**Excerpted records:**
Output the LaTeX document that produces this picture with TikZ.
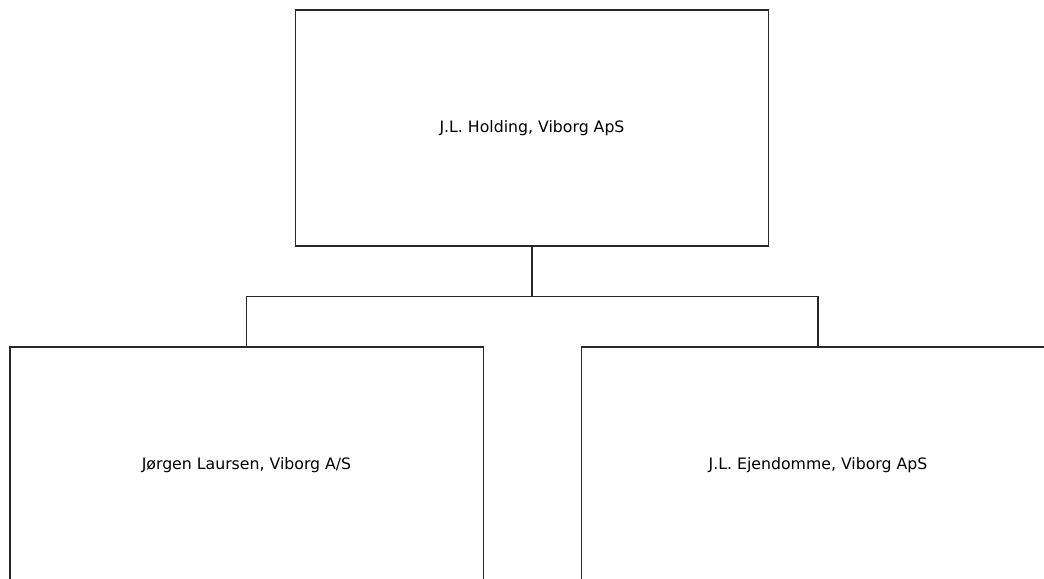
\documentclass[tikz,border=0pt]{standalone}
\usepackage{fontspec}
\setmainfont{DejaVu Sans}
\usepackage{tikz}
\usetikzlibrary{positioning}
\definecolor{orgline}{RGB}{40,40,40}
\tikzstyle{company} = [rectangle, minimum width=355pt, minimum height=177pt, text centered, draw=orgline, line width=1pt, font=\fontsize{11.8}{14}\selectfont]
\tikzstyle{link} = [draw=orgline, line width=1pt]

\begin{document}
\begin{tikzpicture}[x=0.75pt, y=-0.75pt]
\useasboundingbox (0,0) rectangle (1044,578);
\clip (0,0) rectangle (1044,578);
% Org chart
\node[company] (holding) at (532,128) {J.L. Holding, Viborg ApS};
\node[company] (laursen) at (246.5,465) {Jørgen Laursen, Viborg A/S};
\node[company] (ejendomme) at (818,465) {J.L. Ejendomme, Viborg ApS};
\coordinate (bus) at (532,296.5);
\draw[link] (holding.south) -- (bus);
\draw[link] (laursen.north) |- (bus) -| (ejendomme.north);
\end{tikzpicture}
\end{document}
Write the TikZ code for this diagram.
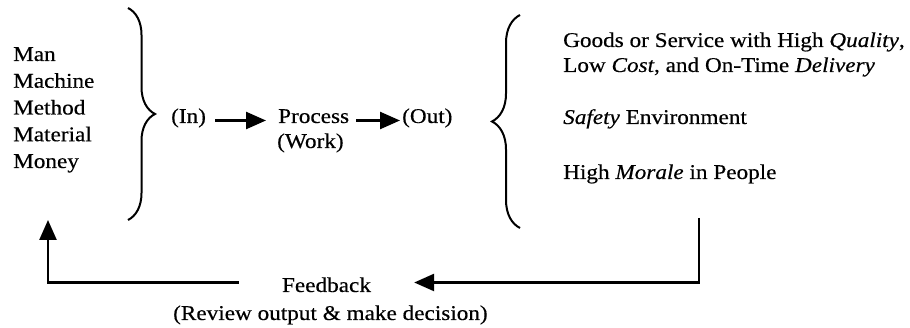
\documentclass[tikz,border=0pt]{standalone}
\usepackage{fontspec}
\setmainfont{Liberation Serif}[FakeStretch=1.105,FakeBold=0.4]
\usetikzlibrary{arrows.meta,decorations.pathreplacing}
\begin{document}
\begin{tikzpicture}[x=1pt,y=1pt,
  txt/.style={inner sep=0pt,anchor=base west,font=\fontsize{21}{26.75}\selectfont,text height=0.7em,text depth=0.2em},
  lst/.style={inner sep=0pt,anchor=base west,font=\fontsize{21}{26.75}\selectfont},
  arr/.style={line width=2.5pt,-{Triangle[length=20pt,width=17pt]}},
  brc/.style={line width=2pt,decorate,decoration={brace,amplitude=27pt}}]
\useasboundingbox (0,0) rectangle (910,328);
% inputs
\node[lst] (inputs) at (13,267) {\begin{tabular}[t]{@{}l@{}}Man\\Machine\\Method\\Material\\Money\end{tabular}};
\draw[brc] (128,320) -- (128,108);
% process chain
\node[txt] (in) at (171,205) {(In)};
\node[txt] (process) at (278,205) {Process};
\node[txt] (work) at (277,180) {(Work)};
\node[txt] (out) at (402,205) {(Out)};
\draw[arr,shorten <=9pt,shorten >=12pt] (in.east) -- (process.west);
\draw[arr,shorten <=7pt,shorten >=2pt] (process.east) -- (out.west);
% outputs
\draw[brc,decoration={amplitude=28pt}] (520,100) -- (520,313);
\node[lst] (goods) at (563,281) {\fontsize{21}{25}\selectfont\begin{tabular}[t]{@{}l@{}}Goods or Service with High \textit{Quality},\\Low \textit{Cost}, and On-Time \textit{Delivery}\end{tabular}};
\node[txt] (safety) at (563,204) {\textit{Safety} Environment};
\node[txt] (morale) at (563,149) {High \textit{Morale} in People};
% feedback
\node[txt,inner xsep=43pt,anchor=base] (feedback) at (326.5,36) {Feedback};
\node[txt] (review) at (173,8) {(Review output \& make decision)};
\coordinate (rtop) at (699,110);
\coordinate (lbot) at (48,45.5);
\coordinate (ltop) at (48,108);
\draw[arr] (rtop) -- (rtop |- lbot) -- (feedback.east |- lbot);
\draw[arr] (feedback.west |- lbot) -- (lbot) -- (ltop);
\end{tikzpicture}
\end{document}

**Task description:**
Show each line of the data that contains the string "this".

**Solved problem:**
Output the LaTeX document that produces this picture with TikZ.
Write the TikZ code for this diagram.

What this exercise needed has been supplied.